ニジェールの新たな監視・警報・危機対応運用センター
ニジェールでは400万を超える人たちが災害リスク管理および都市強靭性プロジェクトの恩恵を受けています。このプロジェクトは、災害対応や、自然災害に対する強靭性構築、気象水文サービスの技術的能力向上のために設定されたもので、アフリカ西部の国々に大きな影響を与えてきました。最近では、新設された監視・警報・危機対応運用センター(Operational Center for Watch, Alert and Crisis Conduct)が、ニジェールの国民に向けて危機警報や早期警報を発出したり、危機対応サービスを提供したりしています。
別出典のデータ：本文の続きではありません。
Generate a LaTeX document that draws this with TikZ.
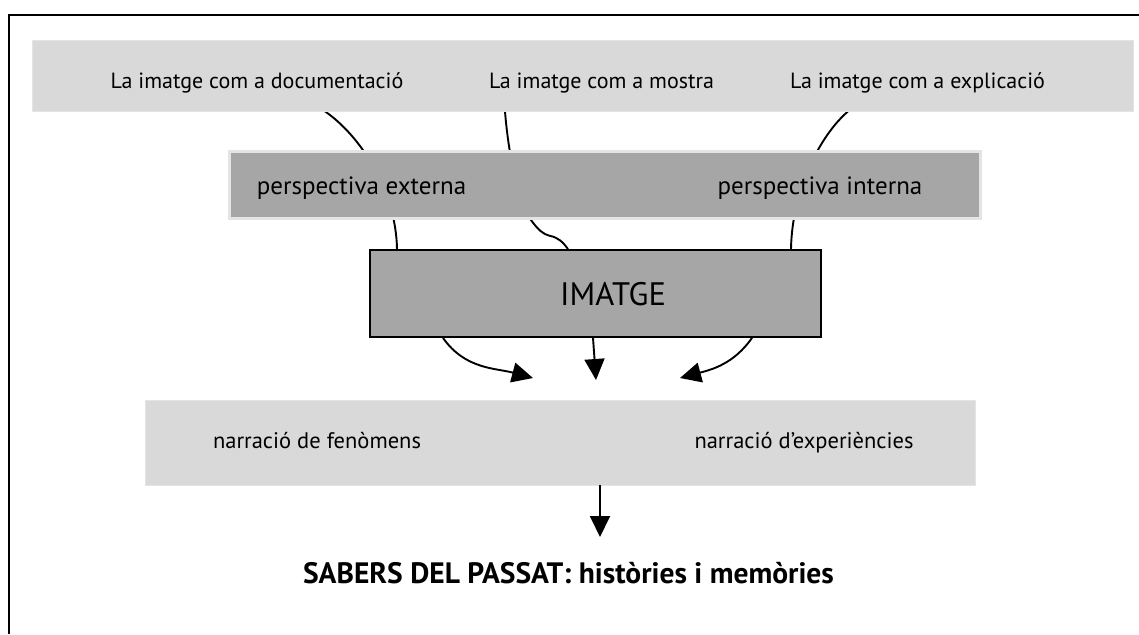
\documentclass[tikz,border=0pt]{standalone}
\usepackage{fontspec}
\setmainfont{PT Sans}
\usetikzlibrary{arrows.meta,backgrounds}
\definecolor{lightbox}{HTML}{D9D9D9}
\definecolor{darkbox}{HTML}{A6A6A6}
\definecolor{edgegray}{HTML}{E4E4E4}
\begin{document}
\begin{tikzpicture}[x=1pt,y=-1pt,
  band/.style={rectangle, fill=lightbox, draw=edgegray, line width=0.8pt, inner sep=0pt},
  perspbox/.style={rectangle, fill=darkbox, draw=edgegray, line width=2.5pt, inner sep=0pt},
  imgbox/.style={rectangle, fill=darkbox, draw=black, line width=1.8pt, inner sep=0pt},
  txt/.style={anchor=base, inner sep=0pt, font=\fontsize{22}{26}\selectfont},
  ptxt/.style={txt, font=\fontsize{25}{30}\selectfont},
  ntxt/.style={txt, font=\fontsize{22.5}{27}\selectfont},
  link/.style={line width=1.9pt},
  flow/.style={line width=1.9pt, -{Triangle[length=21pt,width=20pt]}},
]
\useasboundingbox (0,0) rectangle (1139,634);
\draw[line width=2pt] (1139,15) -- (9,15) -- (9,634);

\node[band, minimum width=1101pt, minimum height=71pt] (top) at (582.5,75.5) {};
\node[txt] (doc) at (257,88) {La imatge com a documentació};
\node[txt] (mos) at (601.5,88) {La imatge com a mostra};
\node[txt] (exp) at (917.5,88) {La imatge com a explicació};

\node[perspbox, minimum width=751pt, minimum height=67pt] (persp) at (605,185) {};
\node[ptxt] (ext) at (361.5,194) {perspectiva externa};
\node[ptxt] (int) at (820,194) {perspectiva interna};

\node[imgbox, minimum width=451pt, minimum height=87pt] (img) at (595.5,293.5) {};
\node[txt, font=\fontsize{32.5}{38}\selectfont] (imgt) at (613,305) {IMATGE};

\node[band, minimum width=830pt, minimum height=85pt] (narr) at (560,442.5) {};
\node[ntxt] (fen) at (317,448) {narració de fenòmens};
\node[ntxt] (expe) at (804,448) {narració d’experiències};

\node[txt, font=\bfseries\fontsize{29.5}{34}\selectfont] (sab) at (568.5,583) {SABERS DEL PASSAT: històries i memòries};

\coordinate (tipL) at (533,378);
\coordinate (tipM) at (596,380);
\coordinate (tipR) at (680,378);
\coordinate (tipB) at (600,537);

\begin{scope}[on background layer]
\draw[link] ([xshift=-257.5pt]top.south) .. controls +(35,24) and +(-1,-59) .. ([xshift=-198.5pt]img.north);
\draw[link] ([xshift=265.5pt]top.south) .. controls +(-28,24) and +(1,-59) .. ([xshift=195.5pt]img.north);
\draw[link] ([xshift=-77.5pt]top.south) .. controls +(3,39) and +(-14,-16) .. ++(27,110)
  .. controls +(6,8) and +(-7,-1.5) .. ++(18,14.5)
  .. controls +(8,1.5) and +(-5,-7) .. ([xshift=-27.5pt]img.north);
\end{scope}

\draw[flow] ([xshift=-152.5pt]img.south) to[out=-55,in=165] (tipL);
\draw[flow] ([xshift=-2.5pt]img.south) -- (tipM);
\draw[flow] ([xshift=156.5pt]img.south) to[out=-125,in=15] (tipR);
\draw[flow] ([xshift=40pt]narr.south) -- (tipB);
\end{tikzpicture}
\end{document}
加えて、女性のリスクに対する強靭性を高める目的でジェンダーに焦点を置いた取り組みも国内の8地域で行われ、災害リスクを管理するため、女性リーダーに早期警報戦略に関する訓練を提供しました。また、ニジェールの全国民に発信される気象水文データの質を高めようと、気象水文の専門家向けの訓練も実施されました。さらに13地域にある水および市民保護の機関は現在では、気候の脅威を特定し、災害対応の効率を向上するため、ドローンを含めた設備が強化されています。
プロジェクトを通じて上流流域において、土地と水の管理方法を持続可能なものにし、それによって気象水文サービスを提供したことも、ニジェールに恩恵をもたらしてきました。対象となった土地は1万5,000ヘクタール(ha)を上回り、1万 ha近くは高原と斜面にあり、6,000 haは砂丘にあります。こうした取り組みの結果、ニジェールの国民にとって大きな社会経済的改善がもたらされました。最近の調査で明らかになったのは、この土地の修復により所得が増加し、増加分の44%は家庭が必要な食料と栄養素の購入、22%は農業と生計、11%は子どもの教育、22%はそのほかの生活・生計の改善に活用され人々の生活を高めているということです。加えて、ニジェールの女性たちが率先してこの取り組みを行っていることも分かりました。
災害が発生する可能性は常にありますが、壊滅的な状況を回避して減災するためには、災害への準備が重要です。 ニジェールとモザンビークのこのようなプロジェクトは、災害に対する準備と強靭性を強化する国々を支援する様々なプロジェクトの一例です。 こうしたプロジェクトは、世界銀行防災グローバル・ファシリティ(GFDRR)、アフリカ・カリブ・太平洋諸国(ACP)、欧州連合(EU)、日本―世界銀行防災共同プログラム、気候リスク・早期警報システムイニチアチブ(CREWS)、気候投資基金(CIF)といったパートナーの支援、および様々な政府の支援を受けているため、大陸全体での進展が可能になっています。
災害への取り組みのストーリーは国によって異なりますが、実のある変化をもたらすためには関係者が集中して総力をあげ、協調しながら連携することが必要です。そしてこれを体現したのが、アフリカ気象水文プログラムです。アフリカ全域で少しずつ、プロジェクトごとに、一人ひとりに前向きな変化が起きています。
この記事は、世界銀行のOdete Duarte Muximpua, Water Supply and Sanitation Specialistと、Brahim Abdelwedoud上級都市開発専門官が寄稿しました。